In 1992, McCallister worked with a group of veterans in Natchez who brought a replica of the Vietnam Memorial to Chester Willis Field in Liberty Park in Natchez.
“It was so heartwarming, the outpouring of love and support we had from the Miss-Lou. It was huge. It made you proud to be a veteran. I think the mindset of a lot of people was that they didn’t welcome us home then, but were doing so at that wall in Natchez so many years later,” he said. “On that last night, the stands at Chester Willis were full. They were at capacity and hundreds of people were standing around. We had put an electronic counter on one of the walk-in gates, just one, and more than 50,000 came in that gate during that five day period.

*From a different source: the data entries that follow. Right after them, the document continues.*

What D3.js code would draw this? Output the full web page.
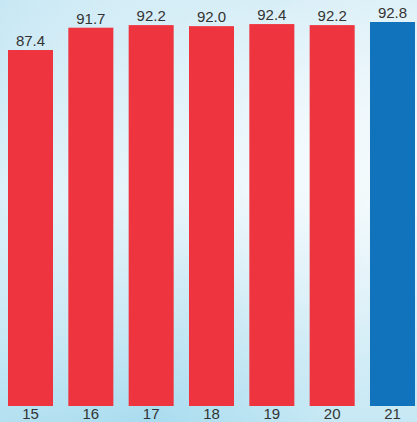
<!DOCTYPE html>
<html>
<head>
<meta charset="utf-8">
<script src="https://cdn.jsdelivr.net/npm/d3@7"></script>
<style>
html,body{margin:0;padding:0;background:#fff;}
svg{display:block;}
</style>
</head>
<body>
<script>
const categories = ["15","16","17","18","19","20","21"];
const values = [87.4, 91.7, 92.2, 92.0, 92.4, 92.2, 92.8];
const labels = ["87.4","91.7","92.2","92.0","92.4","92.2","92.8"];
const highlight = ["21"];

const W = 417, H = 422;
const svg = d3.select("body").append("svg").attr("width", W).attr("height", H);
const defs = svg.append("defs");

const g1 = defs.append("linearGradient").attr("id","bgv").attr("x1",0).attr("y1",0).attr("x2",0).attr("y2",1);
[[0,"#d2ecf6"],[0.45,"#e6f4fa"],[0.75,"#c8e8f4"],[1,"#a8dcef"]].forEach(([o,c])=>g1.append("stop").attr("offset",o).attr("stop-color",c));
const g2 = defs.append("linearGradient").attr("id","bgh").attr("x1",0).attr("y1",0).attr("x2",1).attr("y2",0.3);
[[0,"#b8e1f1",0.45],[0.6,"#ffffff",0.0],[1,"#ffffff",0.35]].forEach(([o,c,a])=>g2.append("stop").attr("offset",o).attr("stop-color",c).attr("stop-opacity",a));
const g3 = defs.append("radialGradient").attr("id","glow").attr("cx",0.75).attr("cy",0.35).attr("r",0.45);
[[0,"#ffffff",0.55],[1,"#ffffff",0]].forEach(([o,c,a])=>g3.append("stop").attr("offset",o).attr("stop-color",c).attr("stop-opacity",a));

svg.append("rect").attr("width",W).attr("height",H).attr("fill","url(#bgv)");
svg.append("rect").attr("width",W).attr("height",H).attr("fill","url(#bgh)");
svg.append("rect").attr("width",W).attr("height",H).attr("fill","url(#glow)");

const x = d3.scaleBand().domain(categories).range([8,415]).paddingInner(0.254).paddingOuter(0);
const y = d3.scaleLinear().domain([18.8, 92.8]).range([406, 22]);

const data = categories.map((c,i)=>({c, v:values[i], l:labels[i]}));

svg.selectAll("rect.bar").data(data).join("rect")
  .attr("class","bar")
  .attr("x", d=>x(d.c))
  .attr("width", x.bandwidth())
  .attr("y", d=>y(d.v))
  .attr("height", d=>y.range()[0]-y(d.v))
  .attr("fill", d=>highlight.includes(d.c) ? "#1173bb" : "#ee343f");

svg.selectAll("text.val").data(data).join("text")
  .attr("class","val")
  .attr("x", d=>x(d.c)+x.bandwidth()/2)
  .attr("y", d=>y(d.v)-4)
  .attr("text-anchor","middle")
  .attr("font-family","'Liberation Sans', Arial, sans-serif")
  .attr("font-size",15)
  .attr("fill","#333")
  .text(d=>d.l);

const axis = d3.axisBottom(x).tickSize(0).tickPadding(0);
const ax = svg.append("g").attr("transform","translate(0,406)").call(axis);
ax.select(".domain").remove();
ax.selectAll("text")
  .attr("font-family","'Liberation Sans', Arial, sans-serif")
  .attr("font-size",15)
  .attr("fill","#333")
  .attr("dy",null)
  .attr("y",13);
</script>
</body>
</html>
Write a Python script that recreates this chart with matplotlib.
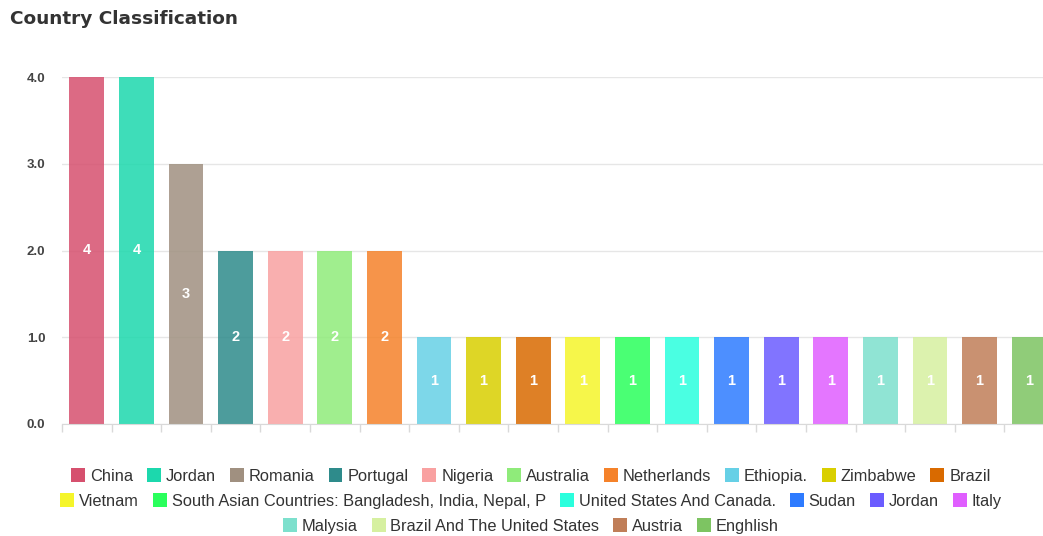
import matplotlib.pyplot as plt
from matplotlib.patches import Patch
import numpy as np

# data
countries = ['China', 'Jordan', 'Romania', 'Portugal', 'Nigeria', 'Australia', 'Netherlands',
             'Ethiopia.', 'Zimbabwe', 'Brazil', 'Vietnam',
             'South Asian Countries: Bangladesh, India, Nepal, P', 'United States And Canada.',
             'Sudan', 'Jordan', 'Italy', 'Malysia', 'Brazil And The United States', 'Austria', 'Enghlish']
counts = [4, 4, 3, 2, 2, 2, 2, 1, 1, 1, 1, 1, 1, 1, 1, 1, 1, 1, 1, 1]
colors = ['#d6506e', '#1cd8ad', '#a09080', '#2e8b8b', '#f9a1a1', '#8feb7a', '#f5822a',
          '#66d0e6', '#d9cf00', '#d96a00', '#f5f52a', '#2aff5c', '#2affdd',
          '#2e7bff', '#6b5cff', '#e05eff', '#7de0cd', '#d6f0a0', '#c07e58', '#7dc462']
legend_rows = [10, 6, 4]

plt.rcParams['font.family'] = ['Liberation Sans', 'DejaVu Sans']

fig = plt.figure(figsize=(10.43, 5.36), dpi=100)
ax = fig.add_axes([62 / 1043, 112 / 536, 992 / 1043, 347 / 536])

x = np.arange(len(counts))
ax.bar(x, counts, width=0.7, color=colors, alpha=0.85, zorder=2)
for xi, v in zip(x, counts):
    ax.text(xi, v / 2, str(v), ha='center', va='center', color='white',
            fontsize=10.5, fontweight='bold', zorder=3)

ax.set_xlim(-0.5, len(counts) - 0.5)
ax.set_ylim(0, 4)
ax.set_yticks([0, 1, 2, 3, 4])
ax.set_yticklabels(['0.0', '1.0', '2.0', '3.0', '4.0'], fontsize=9.5, color='#444444', fontweight='bold')
ax.tick_params(axis='y', length=0, pad=12)
ax.grid(axis='y', color='#e6e6e6', linewidth=1, zorder=0)
ax.set_xticks([])
ax.set_xticks(np.arange(-0.5, len(counts), 1), minor=True)
ax.tick_params(axis='x', which='minor', length=6, color='#d9d9d9', width=1)
for s in ['left', 'right', 'top']:
    ax.spines[s].set_visible(False)
ax.spines['bottom'].set_color('#d9d9d9')

fig.text(10 / 1043, 1 - 19 / 536, 'Country Classification', fontsize=13.3, fontweight='heavy',
         color='#333333', va='center', ha='left', family=['DejaVu Sans'])

# legend rows, centered like a wrapping legend
start = 0
row_y = [476, 501, 526]
for n, yy in zip(legend_rows, row_y):
    handles = [Patch(facecolor=c, edgecolor='none', label=l)
               for c, l in zip(colors[start:start + n], countries[start:start + n])]
    fig.legend(handles=handles, loc='center', bbox_to_anchor=(531 / 1043, 1 - yy / 536),
               ncol=n, frameon=False, fontsize=11.8, handlelength=0.85, handleheight=0.95,
               handletextpad=0.3, columnspacing=0.85, borderpad=0, labelcolor='#333333')
    start += n

fig.savefig('out.png', dpi=100)
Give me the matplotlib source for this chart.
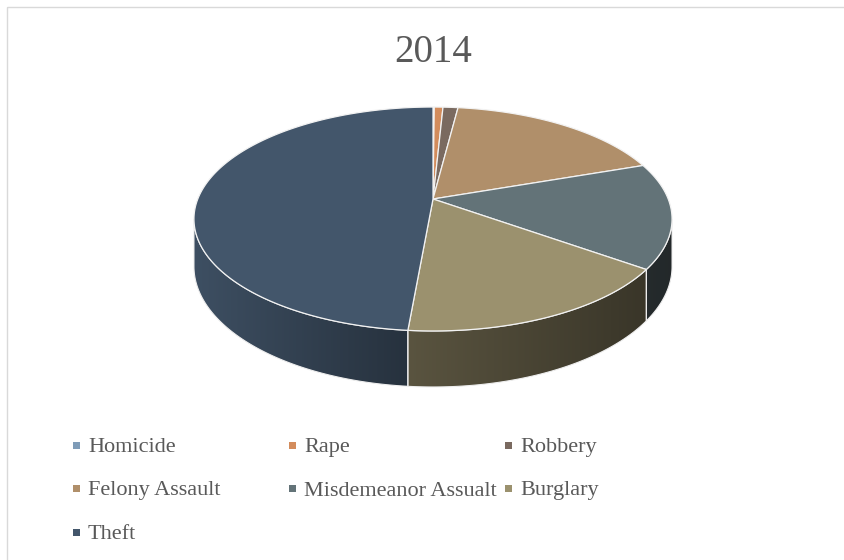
import numpy as np
import matplotlib
matplotlib.use("Agg")
import matplotlib.pyplot as plt
from matplotlib.patches import Polygon, Rectangle
from matplotlib.colors import to_rgb

# Data (share of crimes, 2014, in percent)
labels = ["Homicide", "Rape", "Robbery", "Felony Assault",
          "Misdemeanor Assualt", "Burglary", "Theft"]
values = [0.1, 0.7, 1.2, 17.7, 15.2, 16.5, 48.6]
colors = ["#7f9cb8", "#d38c5c", "#7a6a60", "#b08f6a",
          "#637378", "#9b916e", "#43566b"]
title = "2014"

# Geometry of the 3-D pie (pixel space)
W, H = 845, 560
CX, CY = 433, 199      # pie centre
R, S = 235.2, 108.4    # radii before perspective
P = 0.1786             # perspective strength
D = 46.0               # pie thickness
FONT = "Liberation Serif"
TXT = "#595959"


def proj(theta, z=0.0):
    b = np.cos(theta)
    w = 1 + P * b
    x = CX + R * np.sin(theta) / w
    y = CY - S * b / w + z * D / w
    return x, y


def shade(x):
    # global horizontal light gradient on the side walls
    return np.interp(x, [193, 407, 645, 680], [0.92, 0.58, 0.37, 0.35])


fig = plt.figure(figsize=(W / 100, H / 100), dpi=100)
ax = fig.add_axes([0, 0, 1, 1])
ax.axis("off")

fracs = np.array(values) / np.sum(values)
ends = np.cumsum(fracs) * 2 * np.pi
starts = ends - fracs * 2 * np.pi

# side walls (only the front part is visible)
vis_lo = np.arccos(-P)
vis_hi = 2 * np.pi - vis_lo
for a, b, c in zip(starts, ends, colors):
    lo, hi = max(a, vis_lo), min(b, vis_hi)
    if hi <= lo:
        continue
    t = np.linspace(lo, hi, 200)
    xt, yt = proj(t, 0)
    xb, yb = proj(t[::-1], 1)
    pts = np.column_stack([np.r_[xt, xb], np.r_[yt, yb]])
    wall = Polygon(pts, closed=True, facecolor="none", edgecolor="none")
    ax.add_patch(wall)
    x0, x1 = pts[:, 0].min(), pts[:, 0].max()
    y0, y1 = pts[:, 1].min(), pts[:, 1].max()
    xs = np.linspace(x0, x1, 300)
    grad = np.array(to_rgb(c))[None, :] * shade(xs)[:, None]
    img = np.repeat(grad[None, :, :], 2, axis=0)
    im = ax.imshow(img, extent=(x0, x1, y1, y0), aspect="auto",
                   interpolation="bilinear", zorder=1)
    im.set_clip_path(wall)
    ax.add_patch(Polygon(pts, closed=True, facecolor="none",
                         edgecolor="#eeeeee", lw=0.8, zorder=2))

# top faces
for a, b, c in zip(starts, ends, colors):
    t = np.linspace(a, b, max(int((b - a) * 60), 2))
    xt, yt = proj(t, 0)
    pts = np.column_stack([np.r_[CX, xt], np.r_[CY, yt]])
    ax.add_patch(Polygon(pts, closed=True, facecolor=c,
                         edgecolor="#f2f2f2", lw=0.9, zorder=3))

# title
ax.text(433, 62, title, ha="center", va="baseline", fontsize=28,
        color=TXT, family=FONT)

# legend, three columns
for i, (lab, c) in enumerate(zip(labels, colors)):
    col, row = i % 3, i // 3
    y = 445 + row * 43.5
    ax.add_patch(Rectangle((73 + col * 216, y - 3.5), 7, 7,
                           facecolor=c, edgecolor="none"))
    ax.text(88 + col * 216, y + 7, lab, ha="left", va="baseline",
            fontsize=16, color=TXT, family=FONT)

# chart border
ax.add_patch(Rectangle((7, 7), W, H, facecolor="none",
                       edgecolor="#d9d9d9", lw=1.0))

ax.set_xlim(0, W)
ax.set_ylim(H, 0)
fig.savefig("out.png", dpi=100)
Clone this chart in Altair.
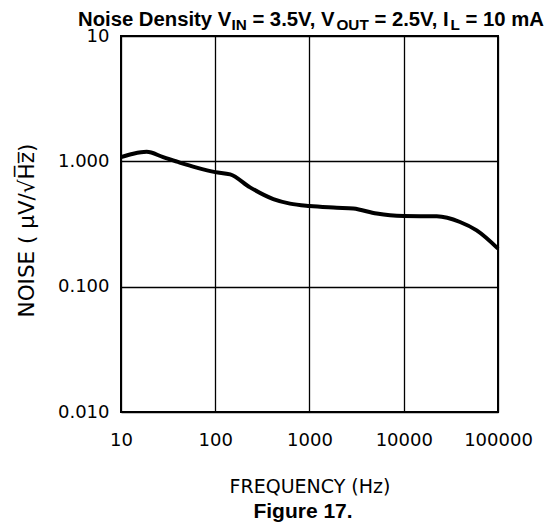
import altair as alt
import pandas as pd

freq = [10, 13.5, 18.7, 28, 42, 63.5, 100, 144, 234, 413, 621, 1000, 1945, 2917, 5160, 7145, 10000, 22400, 39500, 59400, 100000]
noise = [1.08, 1.15, 1.19, 1.08, 0.976, 0.89, 0.82, 0.787, 0.62, 0.50, 0.46, 0.44, 0.427, 0.42, 0.383, 0.371, 0.366, 0.364, 0.328, 0.281, 0.201]
x_ticks = [10, 100, 1000, 10000, 100000]
y_ticks = [0.01, 0.1, 1, 10]

df = pd.DataFrame({"f": freq, "n": noise})

W, H = 377, 376

# Arial/Liberation Sans Bold advance widths (em)
AW = {'N': .722, 'o': .611, 'i': .278, 's': .556, 'e': .556, ' ': .278, 'D': .722, 'n': .611,
      't': .333, 'y': .556, 'V': .667, 'I': .278, '=': .584, '3': .556, '.': .278, '5': .556,
      ',': .278, 'O': .778, 'U': .722, 'T': .611, '2': .556, 'L': .611, '1': .556, '0': .556,
      'm': .889, 'A': .722}
segs = [("Noise Density V", False), ("IN", True), (" = 3.5V, V", False), ("OUT", True),
        (" = 2.5V, I", False), ("L", True), (" = 10 mA", False)]
MAIN, SUB = 20.3, 15.3
widths = [sum(AW[c] for c in s) * (SUB if sub else MAIN) for s, sub in segs]
total = sum(widths)
x0 = (544 - 121) - total

line = alt.Chart(df).mark_line(color="black", strokeWidth=4, interpolate="monotone").encode(
    x=alt.X("f:Q", scale=alt.Scale(type="log", domain=[10, 100000], nice=False),
            axis=alt.Axis(values=x_ticks, title="FREQUENCY (Hz)", labelFlush=False,
                          labelOverlap=False, labelPadding=19, titleY=80,
                          titleBaseline="alphabetic", titleFontSize=19,
                          labelExpr="format(datum.value, 'd')")),
    y=alt.Y("n:Q", scale=alt.Scale(type="log", domain=[0.01, 10], nice=False),
            axis=alt.Axis(values=y_ticks, title="NOISE ( μV/√H̅z̅)", labelPadding=12,
                          labelOverlap=False, labelFlush=False,
                          titleAngle=-90, titleX=-88, titleY=194, titleAlign="center",
                          titleBaseline="alphabetic", titleFontSize=21.5,
                          labelExpr="datum.value == 10 ? '10' : format(datum.value, '.3f')")),
)

layers = [line]
one = pd.DataFrame({"a": [0]})
cx = x0
for (s, sub), w in zip(segs, widths):
    size = SUB if sub else MAIN
    lead = (len(s) - len(s.lstrip(" "))) * AW[" "] * size
    layers.append(
        alt.Chart(one).mark_text(
            text=s.strip(" "), align="left", baseline="alphabetic", font="Liberation Sans",
            fontWeight="bold", fontSize=size, color="black"
        ).encode(x=alt.value(cx + lead), y=alt.value(-6.5 if sub else -10.3))
    )
    cx += w

layers.append(
    alt.Chart(one).mark_text(
        text="Figure 17.", align="center", baseline="alphabetic", font="Liberation Sans",
        fontWeight="bold", fontSize=21, color="black"
    ).encode(x=alt.value(182), y=alt.value(482))
)

chart = alt.layer(*layers).properties(
    width=W, height=H,
    autosize=alt.AutoSizeParams(type="none"),
    padding={"left": 113, "top": 28, "right": 46, "bottom": 111},
).configure_view(stroke="black", strokeWidth=2).configure_axis(
    labelFont="DejaVu Sans", labelFontSize=18, labelColor="black",
    titleFont="DejaVu Sans", titleFontWeight="normal", titleColor="black",
    grid=True, gridColor="black", gridWidth=1.3, gridOpacity=1,
    ticks=False, domain=False,
)

chart.save("out.html", embed_options={"renderer": "svg", "actions": False})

“We asked all veterans to come to the pitchers’ mound and join us on the field for closing prayer. There were almost as many people on that field as there were left in the stands. God was present in a huge way. You could sense it. One veteran told me it was the first time in his life he was ever recognized for his service to his country.”
Today, McCallister works with Point Man International Ministries of the Miss Lou, which is working to bring a replica of the Vietnam Memorial to a permanent site in Vidalia, Louisiana near the riverfront, which is being called the Cost of Freedom project.
McCallister is helping to raise funds to make that project a reality.